Following are the relevant imports from Hadoop core jar which are used by these classes.
import java.io.IOException;
import java.lang.ClassNotFoundException;
import java.lang.InterruptedException;
import org.apache.hadoop.io.IntWritable;
import org.apache.hadoop.io.Text;
import org.apache.hadoop.io.LongWritable;
import org.apache.hadoop.mapreduce.Reducer;
import org.apache.hadoop.fs.Path;
import org.apache.hadoop.mapreduce.lib.input.TextInputFormat;
import org.apache.hadoop.mapreduce.lib.output.FileOutputFormat;
import org.apache.hadoop.mapreduce.lib.input.FileInputFormat;
import org.apache.hadoop.mapreduce.Job;
import org.apache.hadoop.conf.Configuration;
import org.apache.hadoop.mapreduce.Mapper;
import org.apache.hadoop.mapreduce.Mapper.Context;
Mapper
Implement Mapper class which splits a line into list of words with whitespace delimiter. Then iterate through each word as key and assign a value ‘1’ for each key. The output from the Mapper class will be key-value pair where keys are the individual words and value is ‘1’.
public class WordCountMapper extends Mapper<LongWritable , Text, Text,
IntWritable> {
public void map(LongWritable inputkey, Text value, Context context) throws IOException, InterruptedException {
String line = value.toString(); //converting text to string
String[] splits = line.split(“\\W+”); //splitting words delimited by whitespace
for( String outputkey : splits) {
context.write(new Text(outputkey), new IntWritable(1));
}
}
}
Reducer
Implement Reducer class which aggregates the number of occurrences by summing the values ‘1’ for each key.
public class WordCountReducer extends Reducer<Text, IntWritable, Text, IntWritable> {
public void reduce(Text key, Iterable<IntWritable> values, Context output) throws IOException, InterruptedException {
int sum = 0;
for(IntWritable val : values){
sum = sum + val.get();
}
output.write(key,new IntWritable(sum));
}
}
Driver
Implement the driver class which holds the ‘main’ method. The class defines a map reduce job which takes the Mapper and Reducer class files as input. The program also taken the input file as a parameter with full path name. If unclear, get the hostname details for HDFS from Ambari console. The port normally has the default value 8020. After that provide the folder path where you have kept the input file.

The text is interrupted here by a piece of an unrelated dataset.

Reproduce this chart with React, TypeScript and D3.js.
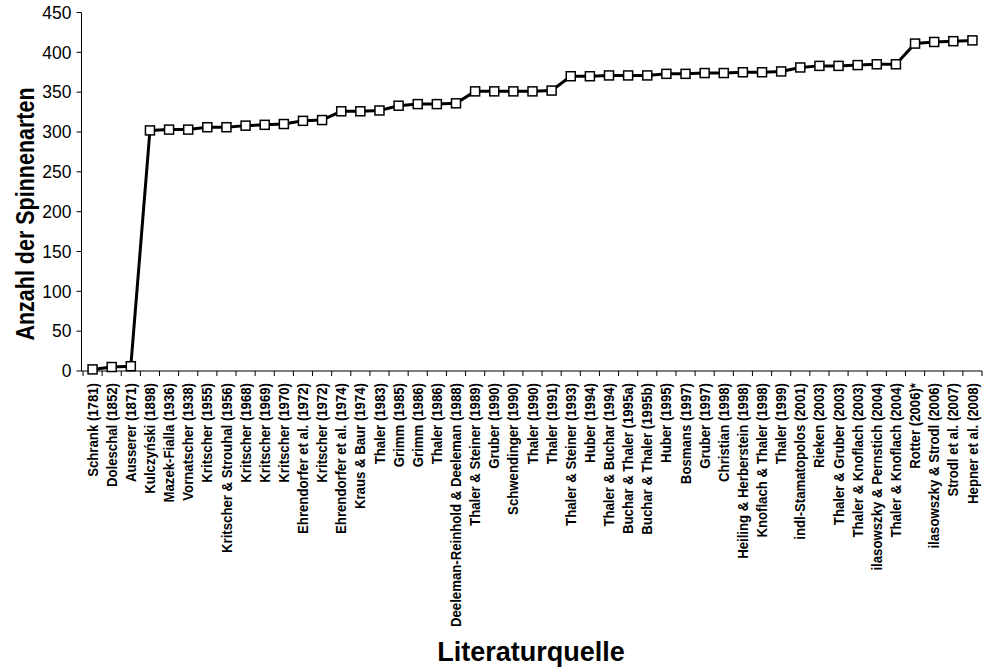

Similarly specify the output folder but ensure that the output folder does not exist.
public class WordCountDriver {
public static void main(String[] args) throws IOException, ClassNotFoundException, InterruptedException {
Configuration conf = new Configuration(); //tells where the namenode & resource manager resides
Job job = new Job(conf, “WordCountDriver”);
job.setJarByClass(WordCountDriver.class);
job.setMapperClass(WordCountMapper.class); //specifying the mapper class
job.setReducerClass(WordCountReducer.class); //specifying the reducer class
job.setNumReduceTasks(1); //specifying the no. of reduce tasks
job.setInputFormatClass(TextInputFormat.class); //default input format is TextInputFormat
job.setOutputKeyClass(Text.class); //specifying the reducers output key
job.setOutputValueClass(IntWritable.class); //specifying the reducers output value
FileInputFormat.addInputPath(job, new Path(“hdfs://ip-172-31-35-141.ec2.internal:8020/user/vaibhavsharma806060/hadoop-wc/input.txt”));
FileOutputFormat.setOutputPath(job, new Path(“hdfs://ip-172-31-35-141.ec2.internal:8020/user/vaibhavsharma806060/hadoop-wc/result”));
job.waitForCompletion(true);
}
}
Compile, Package and Execute
Compile the class files with JAVAC command
$ javac WordCountDriver.java
$ ls
WordCountDriver.class WordCountDriver.java WordCountMapper.class WordCountReducer.class
Create a JAR from the compiled files
$ jar cf WordCount.jar WordCount*.class
$ ls
WordCountDriver.class WordCountDriver.java WordCount.jar WordCountMapper.class WordCountReducer.class
Verify that the generated jar has all the required classes
$ jar tf WordCount.jar
META-INF/
META-INF/MANIFEST.MF
WordCountDriver.class
WordCountMapper.class
WordCountReducer.class
Execute the driver class to process the input data.
$ hadoop jar WordCount.jar WordCountDriver ./input.txt /wc-result
The result will be saved in the Part file under the destination folder we have provided in the Driver class.
$ hadoop fs -cat /user/vaibhavsharma806060/hadoop-wc/result/part-r-00000
a 1
and 1
basic 1
count 1
hadoop 2
hope 1
...
The main challenge in executing your first program comes in ensuring that the Hadoop setup is correct and all the dependencies have been resolved. In subsequent blogs we will look at more ways to write a map-reduce program.